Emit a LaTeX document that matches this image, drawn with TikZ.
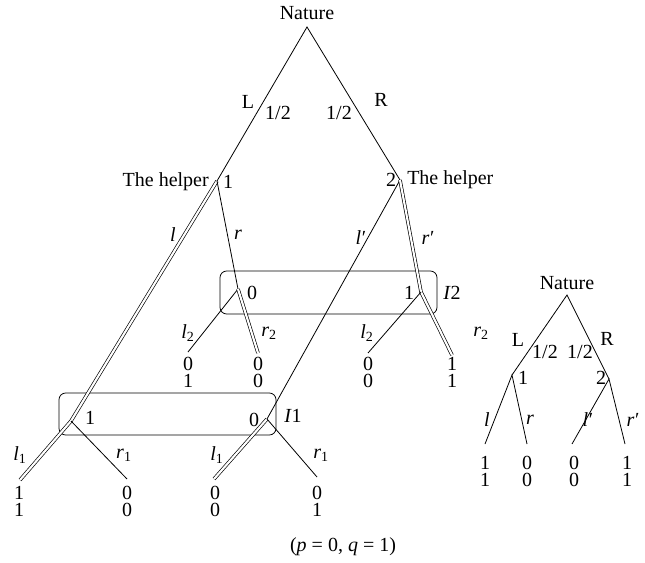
\documentclass[tikz,border=0pt]{standalone}
\usepackage{fontspec}
\setmainfont{Liberation Serif}
\newcommand{\ilab}[1]{\textit{#1}}
\newcommand{\isub}[2]{\textit{#1}\textsubscript{#2}}
\newcommand{\iprime}[1]{\textit{#1}\kern0.5pt′}
\begin{document}
\begin{tikzpicture}[x=0.75pt,y=-0.75pt,
  edge/.style={line width=0.6pt},
  dbl/.style={double, double distance=1.6pt, line width=0.5pt, line join=miter},
  lbl/.style={font=\fontsize{15}{12.6}\selectfont, inner sep=0pt},
  leafnum/.style={lbl, align=center, anchor=north},
  infobox/.style={draw, rounded corners=5pt, line width=0.6pt, inner sep=0pt}]
\useasboundingbox (0,0) rectangle (645,563);

% ---------- main tree: decision points ----------
\coordinate (nat) at (307,27);
\coordinate (h1) at (217,181);
\coordinate (h2) at (400,180);
\coordinate (c0) at (238,289);
\coordinate (d1) at (421,292);
\coordinate (e1) at (71,421);
\coordinate (f0) at (267,419);
% leaves
\coordinate (c0l) at (188,352);
\coordinate (c0r) at (258,353);
\coordinate (d1l) at (368,353);
\coordinate (d1r) at (452,355);
\coordinate (e1l) at (20,480);
\coordinate (e1r) at (127,479);
\coordinate (f0l) at (214,479);
\coordinate (f0r) at (317,477);

% information sets
\node[infobox, minimum width=162.75pt, minimum height=32.25pt] (I2box) at (328.5,292.5) {};
\node[infobox, minimum width=162.75pt, minimum height=31.5pt] (I1box) at (167.5,414) {};

% edges
\draw[edge] (h1) -- (nat) -- (h2);
\draw[dbl] (h1) -- (e1) -- (e1l);
\draw[edge] (h1) -- (c0);
\draw[edge] (h2) -- (f0);
\draw[dbl] (h2) -- (d1) -- (d1r);
\draw[edge] (c0) -- (c0l);
\draw[dbl] (c0) -- (c0r);
\draw[edge] (d1) -- (d1l);
\draw[edge] (e1) -- (e1r);
\draw[dbl] (f0) -- (f0l);
\draw[edge] (f0) -- (f0r);

% labels
\node[lbl] (tNat) at (307,13) {Nature};
\node[lbl] (tL) at (248,102) {L};
\node[lbl] (tLp) at (278,113) {1/2};
\node[lbl] (tRp) at (339,113) {1/2};
\node[lbl] (tR) at (381,100) {R};
\node[lbl, anchor=east] (th1) at (209,182) {The helper};
\node[lbl] (tn1) at (228,182) {1};
\node[lbl] (tn2) at (391,180) {2};
\node[lbl, anchor=west] (th2) at (407,180) {The helper};
\node[lbl] (tl) at (173,235) {\ilab{l}};
\node[lbl] (tr) at (238,235) {\ilab{r}};
\node[lbl] (tlp) at (361,238) {\iprime{l}};
\node[lbl] (trp) at (428,238) {\iprime{r}};
\node[lbl] (tc0) at (252,293) {0};
\node[lbl] (td1) at (409,293) {1};
\node[lbl] (tI2) at (452,293) {\textit{I}2};
\node[lbl] (tl2a) at (188,333) {\isub{l}{2}};
\node[lbl] (tr2a) at (269,333) {\isub{r}{2}};
\node[lbl] (tl2b) at (367,333) {\isub{l}{2}};
\node[lbl] (tr2b) at (481,333) {\isub{r}{2}};
\node[lbl] (te1) at (90,418) {1};
\node[lbl] (tf0) at (254,420) {0};
\node[lbl] (tI1) at (293,416) {\textit{I}1};
\node[lbl] (tl1a) at (20,455) {\isub{l}{1}};
\node[lbl] (tr1a) at (124,455) {\isub{r}{1}};
\node[lbl] (tl1b) at (217,455) {\isub{l}{1}};
\node[lbl] (tr1b) at (321,455) {\isub{r}{1}};
% payoffs
\node[leafnum] (p1) at (188,357) {0\\1};
\node[leafnum] (p2) at (258,357) {0\\0};
\node[leafnum] (p3) at (368,357) {0\\0};
\node[leafnum] (p4) at (452,357) {1\\1};
\node[leafnum] (p5) at (19,486) {1\\1};
\node[leafnum] (p6) at (127,486) {0\\0};
\node[leafnum] (p7) at (215,486) {0\\0};
\node[leafnum] (p8) at (317,486) {0\\1};
\node[lbl] (cap) at (343,547) {(\textit{p} = 0, \textit{q} = 1)};

% ---------- small tree ----------
\coordinate (snat) at (567,295);
\coordinate (s1) at (512,375);
\coordinate (s2) at (609,379);
\coordinate (s1l) at (485,444);
\coordinate (s1r) at (527,444);
\coordinate (s2l) at (572,444);
\coordinate (s2r) at (625,444);
\draw[edge] (s1) -- (snat) -- (s2);
\draw[edge] (s1l) -- (s1) -- (s1r);
\draw[edge] (s2l) -- (s2) -- (s2r);
\node[lbl] (stNat) at (567,283) {Nature};
\node[lbl] (stL) at (518,340) {L};
\node[lbl] (stLp) at (545,352) {1/2};
\node[lbl] (stRp) at (580,352) {1/2};
\node[lbl] (stR) at (607,339) {R};
\node[lbl] (st1) at (523,378) {1};
\node[lbl] (st2) at (601,378) {2};
\node[lbl] (stl) at (487,420) {\ilab{l}};
\node[lbl] (str) at (530,420) {\ilab{r}};
\node[lbl] (stlp) at (588,420) {\iprime{l}};
\node[lbl] (strp) at (633,420) {\iprime{r}};
\node[leafnum] (sp1) at (485,456) {1\\1};
\node[leafnum] (sp2) at (527,456) {0\\0};
\node[leafnum] (sp3) at (574,456) {0\\0};
\node[leafnum] (sp4) at (627,456) {1\\1};
\end{tikzpicture}
\end{document}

======

- _EXERCISE INSTRUCTIONS_: Please reproduce the listing exactly from its opening line through the line that contains "(0,0) rectangle (645,563);", both included, with all pictures omitted.

- _RESULT FOR THIS TASK_:
Emit a LaTeX document that matches this image, drawn with TikZ.
\documentclass[tikz,border=0pt]{standalone}
\usepackage{fontspec}
\setmainfont{Liberation Serif}
\newcommand{\ilab}[1]{\textit{#1}}
\newcommand{\isub}[2]{\textit{#1}\textsubscript{#2}}
\newcommand{\iprime}[1]{\textit{#1}\kern0.5pt′}
\begin{document}
\begin{tikzpicture}[x=0.75pt,y=-0.75pt,
  edge/.style={line width=0.6pt},
  dbl/.style={double, double distance=1.6pt, line width=0.5pt, line join=miter},
  lbl/.style={font=\fontsize{15}{12.6}\selectfont, inner sep=0pt},
  leafnum/.style={lbl, align=center, anchor=north},
  infobox/.style={draw, rounded corners=5pt, line width=0.6pt, inner sep=0pt}]
\useasboundingbox (0,0) rectangle (645,563);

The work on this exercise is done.